— Кстати, а где живет ваш отец? — с интересом спросил Кирюк.
— В Казахстане остался, в ссылке, — все-таки, сдерживаясь, проговорил Николай. — Правда, теперь в добровольной… Возьмите личное дело, у вас есть. Ведь я же — номенклатура.
— А что вы скажете о своем дедушке? Андрее Николаевиче? — прежним тоном продолжил секретарь. — Вы знаете, где он?
Вдруг засосало под ложечкой, и разом схлынул борцовский жар. Николай хотел сказать — в деревне, в колхозе «Светлый путь», однако чутьем уловил, что только Кирюку известно, где дед и что с ним. А с ним что-то случилось!
— Ну вот, так мы заботимся о своих стариках, — с легкой укоризной заметил секретарь. — В первую очередь вам бы о нем позаботиться. За город да за весь народ хлопотать проще, Николай Иванович. Прабабушка ваша потерялась. Теперь деда потеряли…
Николай был раздавлен, словно жаба, выползшая на дорогу, но предчувствие беды как бы стушевало собственную мерзость.
— Что вам известно? — хрипло спросил он.
Кирюк молча протянул ему телеграмму. Николай сразу же отметил, что адресована она на его домашний адрес, однако почему-то попала к первому секретарю.
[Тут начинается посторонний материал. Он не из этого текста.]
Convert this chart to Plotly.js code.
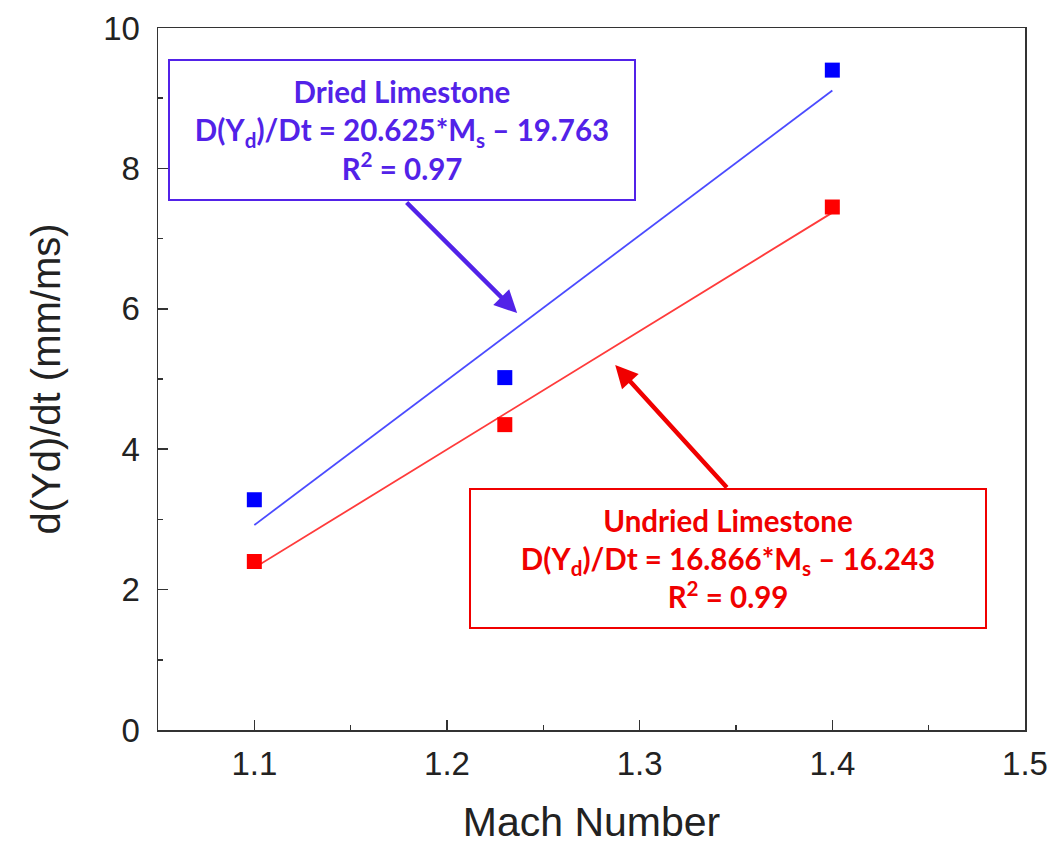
<!DOCTYPE html>
<html>
<head>
<meta charset="utf-8">
<script src="https://cdn.plot.ly/plotly-3.0.1.min.js"></script>
<style>html,body{margin:0;padding:0;background:#fff;}#chart{width:1048px;height:846px;}</style>
</head>
<body>
<div id="chart"></div>
<script>
// Measured points
const machDried = [1.1, 1.23, 1.4];
const rateDried = [3.28, 5.02, 9.4];
const machUndried = [1.1, 1.23, 1.4];
const rateUndried = [2.4, 4.35, 7.45];
// Linear fit lines (endpoints)
const fitMach = [1.1, 1.4];
const fitDried = [2.92, 9.11];
const fitUndried = [2.31, 7.37];
// Tick labels
const xTicks = [1.1, 1.2, 1.3, 1.4, 1.5];
const yTicks = [0, 2, 4, 6, 8, 10];

const blueTxt = '#5222E8';
const redTxt = '#F00000';

const traces = [
  {x: fitMach, y: fitDried, mode: 'lines', line: {color: '#4B4BFF', width: 1.8}, hoverinfo: 'skip'},
  {x: fitMach, y: fitUndried, mode: 'lines', line: {color: '#FF3B3B', width: 1.8}, hoverinfo: 'skip'},
  {x: machDried, y: rateDried, mode: 'markers', marker: {symbol: 'square', size: 15, color: '#0000FF'}},
  {x: machUndried, y: rateUndried, mode: 'markers', marker: {symbol: 'square', size: 15, color: '#FF0000'}}
];

const annFont = {family: 'Lato, "Open Sans", sans-serif', size: 29.5};

const layout = {
  width: 1048, height: 846,
  margin: {l: 158, r: 23, t: 28, b: 116},
  showlegend: false,
  paper_bgcolor: '#fff', plot_bgcolor: '#fff',
  font: {family: '"Liberation Sans", Arial, sans-serif', color: '#222'},
  xaxis: {
    range: [1.05, 1.5], tickvals: xTicks, ticktext: xTicks.map(v => v.toFixed(1)),
    ticks: 'inside', ticklen: 10, tickwidth: 1.5, tickcolor: '#333',
    minor: {dtick: 0.05, tick0: 1.05, ticks: 'inside', ticklen: 5, tickwidth: 1.5, tickcolor: '#333'},
    showline: true, linecolor: '#333', linewidth: 1.5, mirror: true,
    showgrid: false, zeroline: false, automargin: false,
    ticklabeloverflow: 'allow',
    tickfont: {size: 33, color: '#222'}, ticklabelstandoff: 4,
    title: {text: 'Mach Number', font: {size: 41, color: '#222'}, standoff: 26}
  },
  yaxis: {
    range: [0, 10], tickvals: yTicks,
    ticks: 'inside', ticklen: 10, tickwidth: 1.5, tickcolor: '#333',
    minor: {dtick: 1, ticks: 'inside', ticklen: 5, tickwidth: 1.5, tickcolor: '#333'},
    showline: true, linecolor: '#333', linewidth: 1.5, mirror: true,
    showgrid: false, zeroline: false, automargin: false,
    tickfont: {size: 33, color: '#222'}, ticklabelstandoff: 10,
    title: {text: 'd(Yd)/dt (mm/ms)', font: {size: 40, color: '#222'}, standoff: 30}
  },
  annotations: [
    {
      xref: 'paper', yref: 'paper', x: 0.281, y: 0.854, xanchor: 'center', yanchor: 'middle',
      showarrow: false, align: 'center', width: 460, height: 134,
      bordercolor: blueTxt, borderwidth: 2, borderpad: 2, bgcolor: '#fff',
      font: Object.assign({}, annFont, {color: blueTxt, weight: 700}),
      text: '<b>Dried Limestone</b><br><b>D(Y<sub>d</sub>)/Dt = 20.625*M<sub>s</sub> – 19.763</b><br><b>R<sup>2</sup> = 0.97</b>'
    },
    {
      xref: 'paper', yref: 'paper', x: 0.658, y: 0.245, xanchor: 'center', yanchor: 'middle',
      showarrow: false, align: 'center', width: 510, height: 133,
      bordercolor: redTxt, borderwidth: 2, borderpad: 2, bgcolor: '#fff',
      font: Object.assign({}, annFont, {color: redTxt, weight: 700}),
      text: '<b>Undried Limestone</b><br><b>D(Y<sub>d</sub>)/Dt = 16.866*M<sub>s</sub> – 16.243</b><br><b>R<sup>2</sup> = 0.99</b>'
    },
    {
      xref: 'x', yref: 'y', x: 1.2364, y: 5.94, axref: 'pixel', ayref: 'pixel', ax: -112, ay: -112,
      text: '', showarrow: true, arrowhead: 2, arrowsize: 1, arrowwidth: 4.5, arrowcolor: blueTxt
    },
    {
      xref: 'x', yref: 'y', x: 1.2873, y: 5.2, axref: 'pixel', ayref: 'pixel', ax: 113, ay: 124,
      text: '', showarrow: true, arrowhead: 2, arrowsize: 1, arrowwidth: 4.5, arrowcolor: redTxt
    }
  ]
};

Plotly.newPlot('chart', traces, layout, {displayModeBar: false, staticPlot: true});
</script>
</body>
</html>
Хотя теперь это было не важно…
— Поезжайте и привезите старика домой, — с оправданной, еще как оправданной брезгливостью выговорил Кирюк.
И так неровные строчки телеграммы прыгали перед глазами, но смысл можно было понять, прочитав лишь подпись под текстом — «главврач Люберецкой психиатрической больницы Жога».
Фамилия эта ожгла сознание, и он всю дорогу повторял ее про себя и пытался угадать, что за человек, носящий ее? Мужчина? Женщина? Старый или молодой? Представлял себе и проговаривал будущий разговор с ним, винился, каялся, и было все равно, каким человеком окажется главврач: дед стоял перед глазами таким, каким запомнился в последнюю встречу, одиннадцать месяцев назад. Он все время шел к нему и спрашивал:
— Неужели только в смерти прощать будем? Погоди, так нельзя жить. Мы ведь катимся вниз!..
Ничто — ни главврач со странной фамилией, ни мысленные разговоры с ним — не могло заглушить голос Андрея Николаевича. Оставалось лишь виниться и каяться. Хоть перед первым встречным.
Неужели только в смерти прощать будем?
Люберецкая психбольница — вся, от своих ворот и до последней палаты — словно кричала дедовым голосом. Помещалась она в старом монастыре, облепленном вокруг несуразными и оттого какими-то безумными сараями, погребами и гаражами. Свернув с дорожки, можно было бесследно кануть в этих трущобах, и если тебя отыщут, то уже, кроме как в затворники печальной обители, ты никуда не сгодишься. За полуразрушенными стенами вместе с психушкой располагались еще венерологический диспансер, госстрах, а в самом храме, ободранном и похожем на полуосвежеванную тушу животного, стояла пилорама. Какие-то люди в черных зековских робах кряжевали хлысты, отправляя бревна в сводчатую дверь притвора; с другой же стороны, через проломленную алтарную стену, выкатывали вагонетки с белым тесом. Внутри храма слышался звук, напоминавший тяжелое, запаленное дыхание человека. Странная, кажущаяся безумной для этого места работа пугала и зачаровывала воображение.